The grand unveiling of the Wayne State Fieldhouse, where Michigan basketball played its first and only exhibition game on Friday night, came with plenty of pomp and circumstance.
There was a pregame parade of notable figures in Warriors history, an appearance by Detroit Mayor Mike Duggan, an intro video featuring the sweet-sounding Sammy Davis Jr. and, as the main attraction, a Wolverines squad ranked No. 6 in the country.
When the basketball began, things went according to script for a game between a team with Final Four aspirations and a Division II squad. Guard Brailen Neely, a Detroit native, scored the first points in the building’s history when he splashed a 3-pointer from the left wing and held his follow through as the student section roared. The energy remained for the first 11 minutes until Juwan Howard’s club pulled away with a 28-5 run to close the half on a high.
It ended 87-54 in favor of the Wolverines as five players reached double-figures in scoring, headlined by Hunter Dickinson (14 points, nine rebounds), Moussa Diabate (14 points, five rebounds) and DeVante’ Jones (10 points, seven assists, four rebounds).
Dickinson fuels the run
Dickinson’s first shift came and went without a point Friday as the All-American big man missed his first three shots before a rest. Everything changed when he returned a few minutes later.
Dickinson scored on five consecutive possessions as the Wolverines blew the game open in the final seven minutes of the half.

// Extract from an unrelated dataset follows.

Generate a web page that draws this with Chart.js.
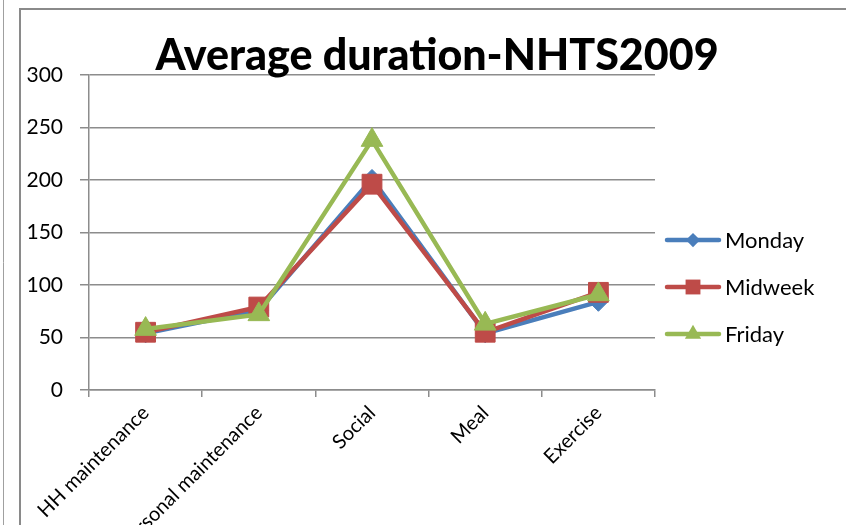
<!DOCTYPE html>
<html lang="en">
<head>
  <meta charset="UTF-8" />
  <title>Average duration-NHTS2009</title>
  <script src="https://cdn.jsdelivr.net/npm/chart.js"></script>
  <style>
    html, body { margin:0; padding:0; background:#fff; }
    #wrap { position:relative; width:846px; height:525px; overflow:hidden; }
  </style>
</head>
<body>
<div id="wrap"><canvas id="chart" width="846" height="525"></canvas></div>

<script>
/* ====== data ====== */
const categories = ['HH maintenance', 'Personal maintenance', 'Social', 'Meal', 'Exercise'];
const monday  = [54, 76, 201, 54, 84];
const midweek = [55, 79, 196, 55, 93];
const friday  = [58, 72, 238, 63, 91];
const yTicks  = [0, 50, 100, 150, 200, 250, 300];

const FONT = 'Lato, "Open Sans", sans-serif';
const GRID = '#8c8c8c';

const series = [
  { label:'Monday',  data:monday,  color:'#4a7ebb', style:'rectRot',  r:9.5, order:3 },
  { label:'Midweek', data:midweek, color:'#be4b48', style:'rect',     r:14,  order:2 },
  { label:'Friday',  data:friday,  color:'#98b954', style:'triangle', r:12.5, order:1 }
];

/* small marker helper for the legend */
function marker(ctx, style, r, x, y) {
  ctx.beginPath();
  if (style === 'rectRot') {
    ctx.moveTo(x, y - r); ctx.lineTo(x + r, y); ctx.lineTo(x, y + r); ctx.lineTo(x - r, y);
  } else if (style === 'rect') {
    const s = Math.SQRT1_2 * r;
    ctx.rect(x - s, y - s, 2 * s, 2 * s);
  } else {
    for (let i = 0; i < 3; i++) {
      const a = i * 2 * Math.PI / 3;
      const px = x + Math.sin(a) * r, py = y - Math.cos(a) * r;
      i ? ctx.lineTo(px, py) : ctx.moveTo(px, py);
    }
  }
  ctx.closePath();
  ctx.fill();
}

/* frame, title and legend drawn by hand like the Excel chart */
const decor = {
  id:'decor',
  beforeDraw(chart) {
    const ctx = chart.ctx;
    ctx.save();
    ctx.fillStyle = '#fff';
    ctx.fillRect(0, 0, chart.width, chart.height);
    ctx.strokeStyle = '#a0a0a0';
    ctx.lineWidth = 1;
    ctx.beginPath(); ctx.moveTo(3.5, 0); ctx.lineTo(3.5, 525); ctx.stroke();
    ctx.strokeStyle = '#8a8a8a';
    ctx.lineWidth = 2;
    ctx.beginPath(); ctx.moveTo(20, 525); ctx.lineTo(20, 9); ctx.lineTo(846, 9); ctx.stroke();
    ctx.restore();
  },
  afterDraw(chart) {
    const ctx = chart.ctx;
    ctx.save();
    // title
    ctx.fillStyle = '#000';
    ctx.font = 'bold 37px ' + FONT;
    let w = ctx.measureText('Average duration-NHTS2009').width;
    const size = 37 * 560 / w;
    ctx.font = '900 ' + size.toFixed(1) + 'px ' + FONT;
    ctx.textAlign = 'center';
    ctx.textBaseline = 'alphabetic';
    ctx.fillText('Average duration-NHTS2009', 437, 70);
    // legend
    ctx.textAlign = 'left';
    ctx.textBaseline = 'middle';
    ctx.font = '22px ' + FONT;
    series.forEach((s, i) => {
      const y = 240 + i * 47;
      ctx.strokeStyle = s.color;
      ctx.fillStyle = s.color;
      ctx.lineWidth = 4.5;
      ctx.lineCap = 'round';
      ctx.beginPath(); ctx.moveTo(667, y); ctx.lineTo(719, y); ctx.stroke();
      marker(ctx, s.style, s.r * 0.75, 693, y);
      ctx.fillStyle = '#000';
      ctx.fillText(s.label, 725, y + 1);
    });
    ctx.restore();
  }
};

new Chart(document.getElementById('chart'), {
  type:'line',
  data:{
    labels:categories,
    datasets:series.map(s => ({
      label:s.label,
      data:s.data,
      order:s.order,
      borderColor:s.color,
      backgroundColor:s.color,
      borderWidth:4.5,
      pointStyle:s.style,
      pointRadius:s.r,
      pointBorderWidth:1,
      tension:0,
      fill:false
    }))
  },
  options:{
    responsive:false,
    animation:false,
    layout:{ padding:{ left:0, top:75, right:191, bottom:0 } },
    plugins:{ legend:{ display:false }, title:{ display:false }, tooltip:{ enabled:false } },
    scales:{
      x:{
        offset:true,
        grid:{ offset:true, drawOnChartArea:false, drawTicks:true, tickLength:7, color:GRID, lineWidth:1.5 },
        border:{ display:true, color:GRID, width:1.5 },
        ticks:{ color:'#000', font:{ family:FONT, size:20 }, maxRotation:45, minRotation:45, padding:4, autoSkip:false },
        afterFit(scale) { scale.height = 135; }
      },
      y:{
        min:0, max:300,
        afterBuildTicks(scale) { scale.ticks = yTicks.map(v => ({ value:v })); },
        grid:{ color:GRID, lineWidth:1.5, tickLength:9 },
        border:{ display:true, color:GRID, width:1.5 },
        ticks:{ color:'#000', font:{ family:FONT, size:21 }, padding:17 },
        afterFit(scale) { scale.width = 89; }
      }
    }
  },
  plugins:[decor]
});
</script>
</body>
</html>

His 10 straight points in roughly three minutes invoked the breadth of an impressive skill set.
He scored on a hook shot with his right hand followed by a spin to his left. He beat the Warriors down the court and drew a foul while battling for position on the right block. He rolled to the rim for an easy bucket on a drop-off pass from Jones. He punctuated the sequence with a dunk on a feed from Brooks.
U-M pushing the pace
Fewer than three minutes had elapsed before Howard barked at his squad to push the pace. Behind a starting backcourt of Jones and Brooks, the Wolverines hunted fast-break opportunities that could become a staple of this team’s offensive approach. Jones, the transfer from Coastal Carolina, handled the point guard responsibilities and demanded the ball in the open court.
His primary running mates in transition were Dickinson and Diabate, who made a habit of running to the rim for easy buckets before the Wayne State defense could set, and freshman Caleb Houstan (10 points, five rebounds), who flashed the kind of open-floor athleticism and offense repertoire that has NBA scouts excited.
Houstan capped the first half with a two-handed slam in transition on a feed from Jones and opened the second half with another run out on a pass from his point guard, though he missed a contested layup.
Howard bellowed for his players to run the floor even when the Warriors exhibited adequate transition defense. He wanted his guards to initiate the offense quickly and encouraged his big men to fight for position early in the shot clock. His repeated cries of “Go, go, go!” in the second half produced a two-possession stretch in which Terrance Williams II nailed a fadeaway jumper and Brooks buried a 3 as the trailer on a fast break.
The Wolverines finished with an 19-8 edge in fast-break points.
Odds and ends
The Wolverines were without two guards: . freshman guard Frankie Collins (minor leg injury) and sophomore Zeb Jackson (illness unrelated to COVID-19) were in attendance but did not play.
U-M used a starting lineup of Jones, Brooks, Houstan, Dickinson and Brandon Johns Jr. to begin both halves. The substitutes who entered the game before the score got out of hand were Diabate, Nunez, Terrance Williams II and Kobe Bufkin in order of appearance.
The Wolverines begin their regular season Wednesday night when they host Buffalo at the Crisler Center.